■ Directions ■
Restate word for word the lines that begin the listing and end with the line holding "from matplotlib.ticker import FuncFormatter".

===

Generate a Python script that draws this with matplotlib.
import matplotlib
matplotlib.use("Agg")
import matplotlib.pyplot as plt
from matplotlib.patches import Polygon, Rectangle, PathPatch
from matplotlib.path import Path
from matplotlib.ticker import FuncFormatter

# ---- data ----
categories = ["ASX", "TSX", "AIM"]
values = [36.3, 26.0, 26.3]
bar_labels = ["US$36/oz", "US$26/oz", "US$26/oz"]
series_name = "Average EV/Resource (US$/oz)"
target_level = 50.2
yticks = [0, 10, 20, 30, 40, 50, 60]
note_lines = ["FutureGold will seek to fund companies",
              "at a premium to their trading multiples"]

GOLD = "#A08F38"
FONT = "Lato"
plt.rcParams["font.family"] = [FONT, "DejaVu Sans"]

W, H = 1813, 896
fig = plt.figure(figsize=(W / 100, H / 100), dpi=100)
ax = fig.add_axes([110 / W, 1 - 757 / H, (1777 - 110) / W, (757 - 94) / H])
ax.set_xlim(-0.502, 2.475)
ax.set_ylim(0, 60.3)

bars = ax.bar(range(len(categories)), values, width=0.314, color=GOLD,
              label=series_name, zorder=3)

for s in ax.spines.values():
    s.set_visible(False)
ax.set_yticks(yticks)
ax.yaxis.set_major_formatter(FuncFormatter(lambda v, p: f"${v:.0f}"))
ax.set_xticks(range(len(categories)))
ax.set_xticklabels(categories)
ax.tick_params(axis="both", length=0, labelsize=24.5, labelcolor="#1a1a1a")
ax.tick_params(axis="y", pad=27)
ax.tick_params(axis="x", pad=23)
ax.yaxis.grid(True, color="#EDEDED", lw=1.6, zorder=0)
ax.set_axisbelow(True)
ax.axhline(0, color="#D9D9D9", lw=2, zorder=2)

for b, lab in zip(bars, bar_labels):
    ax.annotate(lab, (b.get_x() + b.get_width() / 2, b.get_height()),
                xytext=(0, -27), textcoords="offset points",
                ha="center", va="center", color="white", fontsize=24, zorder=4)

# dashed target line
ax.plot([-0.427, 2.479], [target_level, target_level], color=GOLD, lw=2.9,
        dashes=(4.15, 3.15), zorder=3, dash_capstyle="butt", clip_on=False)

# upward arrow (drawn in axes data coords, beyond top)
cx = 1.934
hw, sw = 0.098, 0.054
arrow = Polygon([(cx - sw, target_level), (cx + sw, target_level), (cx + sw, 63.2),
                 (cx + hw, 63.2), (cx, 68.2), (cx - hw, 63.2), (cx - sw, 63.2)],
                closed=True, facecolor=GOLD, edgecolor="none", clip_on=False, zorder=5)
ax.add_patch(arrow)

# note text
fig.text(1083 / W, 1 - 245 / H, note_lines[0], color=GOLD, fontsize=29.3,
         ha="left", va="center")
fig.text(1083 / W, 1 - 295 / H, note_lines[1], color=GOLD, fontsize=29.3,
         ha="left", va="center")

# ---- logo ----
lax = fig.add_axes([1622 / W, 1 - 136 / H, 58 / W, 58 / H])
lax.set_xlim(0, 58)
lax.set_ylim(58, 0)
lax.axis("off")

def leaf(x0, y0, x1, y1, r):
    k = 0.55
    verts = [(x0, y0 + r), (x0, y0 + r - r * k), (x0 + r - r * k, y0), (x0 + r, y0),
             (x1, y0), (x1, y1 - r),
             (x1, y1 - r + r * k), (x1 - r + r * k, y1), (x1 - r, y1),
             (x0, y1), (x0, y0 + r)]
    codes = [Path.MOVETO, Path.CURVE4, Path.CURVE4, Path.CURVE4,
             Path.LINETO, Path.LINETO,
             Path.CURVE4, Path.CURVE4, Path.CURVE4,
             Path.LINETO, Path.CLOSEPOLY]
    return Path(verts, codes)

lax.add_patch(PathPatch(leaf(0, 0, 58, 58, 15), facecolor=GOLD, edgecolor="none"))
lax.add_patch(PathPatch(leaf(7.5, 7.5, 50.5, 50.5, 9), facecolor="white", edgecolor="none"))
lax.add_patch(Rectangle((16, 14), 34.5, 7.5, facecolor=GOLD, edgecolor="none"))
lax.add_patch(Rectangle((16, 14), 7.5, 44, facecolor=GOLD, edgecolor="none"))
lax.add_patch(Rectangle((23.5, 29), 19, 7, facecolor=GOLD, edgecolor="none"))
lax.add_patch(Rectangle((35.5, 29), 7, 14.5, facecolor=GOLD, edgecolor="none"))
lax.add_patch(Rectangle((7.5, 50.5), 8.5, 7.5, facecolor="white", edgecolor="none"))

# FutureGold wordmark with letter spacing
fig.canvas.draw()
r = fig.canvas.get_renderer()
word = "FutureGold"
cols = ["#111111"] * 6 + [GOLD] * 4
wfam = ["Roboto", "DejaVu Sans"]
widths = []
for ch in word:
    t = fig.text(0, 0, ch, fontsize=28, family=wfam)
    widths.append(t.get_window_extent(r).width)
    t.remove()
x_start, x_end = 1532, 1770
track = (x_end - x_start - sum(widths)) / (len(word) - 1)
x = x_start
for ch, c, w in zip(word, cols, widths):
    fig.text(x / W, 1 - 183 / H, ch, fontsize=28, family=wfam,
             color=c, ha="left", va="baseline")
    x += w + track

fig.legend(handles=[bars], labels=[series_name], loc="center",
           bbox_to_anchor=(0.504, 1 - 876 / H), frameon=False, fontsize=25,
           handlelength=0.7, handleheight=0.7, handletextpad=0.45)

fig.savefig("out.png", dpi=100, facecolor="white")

===

■ Right answer ■
Generate a Python script that draws this with matplotlib.
import matplotlib
matplotlib.use("Agg")
import matplotlib.pyplot as plt
from matplotlib.patches import Polygon, Rectangle, PathPatch
from matplotlib.path import Path
from matplotlib.ticker import FuncFormatter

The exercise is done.